■ Record set ■
⟨

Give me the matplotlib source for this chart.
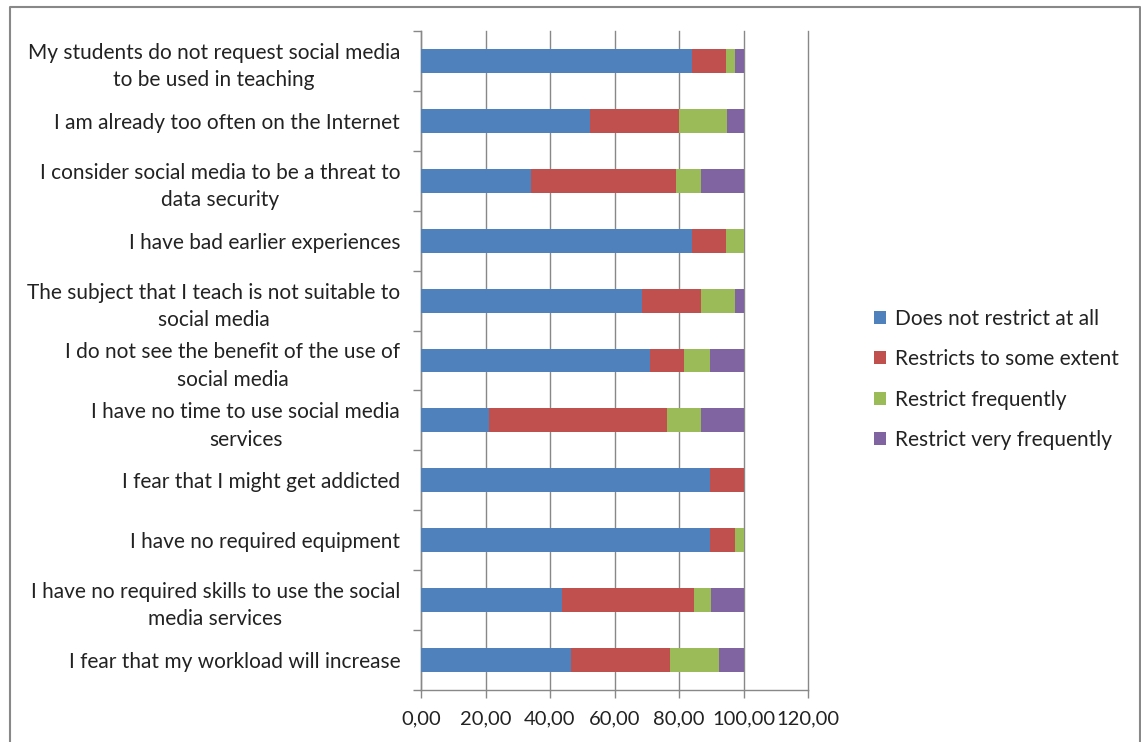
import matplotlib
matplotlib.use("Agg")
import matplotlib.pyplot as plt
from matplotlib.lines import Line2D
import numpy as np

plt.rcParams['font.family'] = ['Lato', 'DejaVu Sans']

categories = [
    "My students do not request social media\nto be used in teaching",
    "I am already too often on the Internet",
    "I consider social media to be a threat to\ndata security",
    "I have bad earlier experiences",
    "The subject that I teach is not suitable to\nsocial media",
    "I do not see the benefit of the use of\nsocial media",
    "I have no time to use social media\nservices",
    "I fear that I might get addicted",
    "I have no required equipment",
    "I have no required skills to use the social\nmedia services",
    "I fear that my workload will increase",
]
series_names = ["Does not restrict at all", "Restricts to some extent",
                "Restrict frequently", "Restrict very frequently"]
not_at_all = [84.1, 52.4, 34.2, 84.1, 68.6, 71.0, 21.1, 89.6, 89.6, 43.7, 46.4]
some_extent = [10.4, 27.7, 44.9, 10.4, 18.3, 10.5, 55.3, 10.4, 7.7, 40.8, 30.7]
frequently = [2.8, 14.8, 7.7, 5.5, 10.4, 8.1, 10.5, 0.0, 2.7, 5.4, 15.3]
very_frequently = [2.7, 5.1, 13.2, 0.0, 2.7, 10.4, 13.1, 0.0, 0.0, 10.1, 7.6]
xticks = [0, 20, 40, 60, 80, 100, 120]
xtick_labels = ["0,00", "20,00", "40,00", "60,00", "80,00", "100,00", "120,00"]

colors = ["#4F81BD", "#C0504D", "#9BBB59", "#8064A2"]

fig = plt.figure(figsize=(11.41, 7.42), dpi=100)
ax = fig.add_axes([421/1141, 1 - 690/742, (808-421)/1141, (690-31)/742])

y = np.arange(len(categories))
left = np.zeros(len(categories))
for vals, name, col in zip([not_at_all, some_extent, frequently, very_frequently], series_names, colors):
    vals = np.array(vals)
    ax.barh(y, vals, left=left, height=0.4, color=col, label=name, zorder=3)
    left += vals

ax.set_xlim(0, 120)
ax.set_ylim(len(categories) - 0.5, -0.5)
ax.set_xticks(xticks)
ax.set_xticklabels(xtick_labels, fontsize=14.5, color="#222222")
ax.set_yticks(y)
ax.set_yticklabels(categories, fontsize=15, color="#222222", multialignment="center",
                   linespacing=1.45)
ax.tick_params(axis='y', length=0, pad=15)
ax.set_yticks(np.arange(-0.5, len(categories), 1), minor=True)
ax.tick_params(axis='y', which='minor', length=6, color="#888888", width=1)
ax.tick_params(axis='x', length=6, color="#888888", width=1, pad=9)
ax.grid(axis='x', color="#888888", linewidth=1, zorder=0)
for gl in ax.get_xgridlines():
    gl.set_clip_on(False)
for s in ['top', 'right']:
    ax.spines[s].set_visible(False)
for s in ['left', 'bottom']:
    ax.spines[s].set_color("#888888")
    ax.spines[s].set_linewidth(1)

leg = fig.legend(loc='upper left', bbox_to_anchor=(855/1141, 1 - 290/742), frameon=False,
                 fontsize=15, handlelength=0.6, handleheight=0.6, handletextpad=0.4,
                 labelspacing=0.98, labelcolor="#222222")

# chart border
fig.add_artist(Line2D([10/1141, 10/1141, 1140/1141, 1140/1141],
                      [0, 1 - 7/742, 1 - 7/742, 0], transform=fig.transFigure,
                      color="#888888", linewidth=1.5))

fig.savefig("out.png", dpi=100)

⟩
⟨

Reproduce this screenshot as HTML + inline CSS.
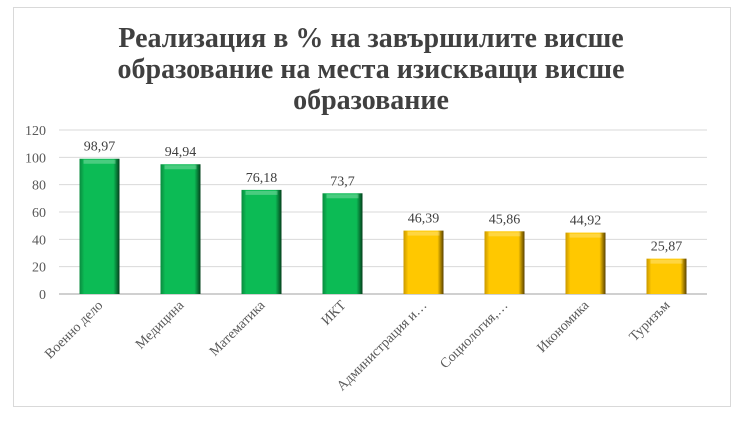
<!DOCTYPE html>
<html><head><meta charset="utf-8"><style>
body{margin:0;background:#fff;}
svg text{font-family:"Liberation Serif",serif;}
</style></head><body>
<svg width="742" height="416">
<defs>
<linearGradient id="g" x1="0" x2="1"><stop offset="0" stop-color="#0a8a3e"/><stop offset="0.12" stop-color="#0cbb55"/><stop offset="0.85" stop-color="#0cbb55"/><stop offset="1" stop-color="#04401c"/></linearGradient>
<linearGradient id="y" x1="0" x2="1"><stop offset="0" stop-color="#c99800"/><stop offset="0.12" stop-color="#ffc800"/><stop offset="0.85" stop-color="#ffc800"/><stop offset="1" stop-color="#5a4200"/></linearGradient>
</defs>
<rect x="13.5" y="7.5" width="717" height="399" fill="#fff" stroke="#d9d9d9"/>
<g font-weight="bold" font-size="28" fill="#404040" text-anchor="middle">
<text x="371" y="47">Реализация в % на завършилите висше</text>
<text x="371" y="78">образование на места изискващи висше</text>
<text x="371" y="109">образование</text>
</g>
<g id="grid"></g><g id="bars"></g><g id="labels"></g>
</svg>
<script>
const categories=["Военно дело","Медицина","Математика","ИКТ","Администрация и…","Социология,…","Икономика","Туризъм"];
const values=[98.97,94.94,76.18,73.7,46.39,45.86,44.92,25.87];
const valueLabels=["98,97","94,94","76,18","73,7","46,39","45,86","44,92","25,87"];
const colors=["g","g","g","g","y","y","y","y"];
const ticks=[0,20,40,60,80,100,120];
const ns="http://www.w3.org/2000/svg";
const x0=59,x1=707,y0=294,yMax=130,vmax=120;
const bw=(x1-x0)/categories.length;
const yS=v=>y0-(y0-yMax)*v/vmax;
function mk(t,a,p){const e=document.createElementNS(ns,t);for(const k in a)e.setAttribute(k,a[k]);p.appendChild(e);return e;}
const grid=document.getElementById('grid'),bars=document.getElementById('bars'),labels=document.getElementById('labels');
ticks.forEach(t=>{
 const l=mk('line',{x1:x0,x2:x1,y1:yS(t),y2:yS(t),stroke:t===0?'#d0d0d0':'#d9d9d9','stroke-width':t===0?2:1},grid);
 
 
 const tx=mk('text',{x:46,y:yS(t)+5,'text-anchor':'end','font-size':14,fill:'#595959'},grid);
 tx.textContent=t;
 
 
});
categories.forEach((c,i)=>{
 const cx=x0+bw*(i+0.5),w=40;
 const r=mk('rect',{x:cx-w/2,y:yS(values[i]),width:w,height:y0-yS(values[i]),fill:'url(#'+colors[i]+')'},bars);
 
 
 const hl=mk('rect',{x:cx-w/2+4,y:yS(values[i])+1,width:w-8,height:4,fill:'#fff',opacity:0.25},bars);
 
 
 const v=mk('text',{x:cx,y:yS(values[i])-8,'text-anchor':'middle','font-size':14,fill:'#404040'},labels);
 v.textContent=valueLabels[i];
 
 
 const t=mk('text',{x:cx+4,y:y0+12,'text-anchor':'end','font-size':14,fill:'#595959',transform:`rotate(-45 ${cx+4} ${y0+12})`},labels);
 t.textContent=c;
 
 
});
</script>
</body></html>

⟩

■ Exercise aim ■
Taking the entries above, extract every line from the one bearing "Give me the matplotlib source for this chart." through the one bearing "plt.rcParams['font.family'] = ['Lato', 'DejaVu", exactly, with no pictures.

■ Response to this task ■
Give me the matplotlib source for this chart.
import matplotlib
matplotlib.use("Agg")
import matplotlib.pyplot as plt
from matplotlib.lines import Line2D
import numpy as np

plt.rcParams['font.family'] = ['Lato', 'DejaVu Sans']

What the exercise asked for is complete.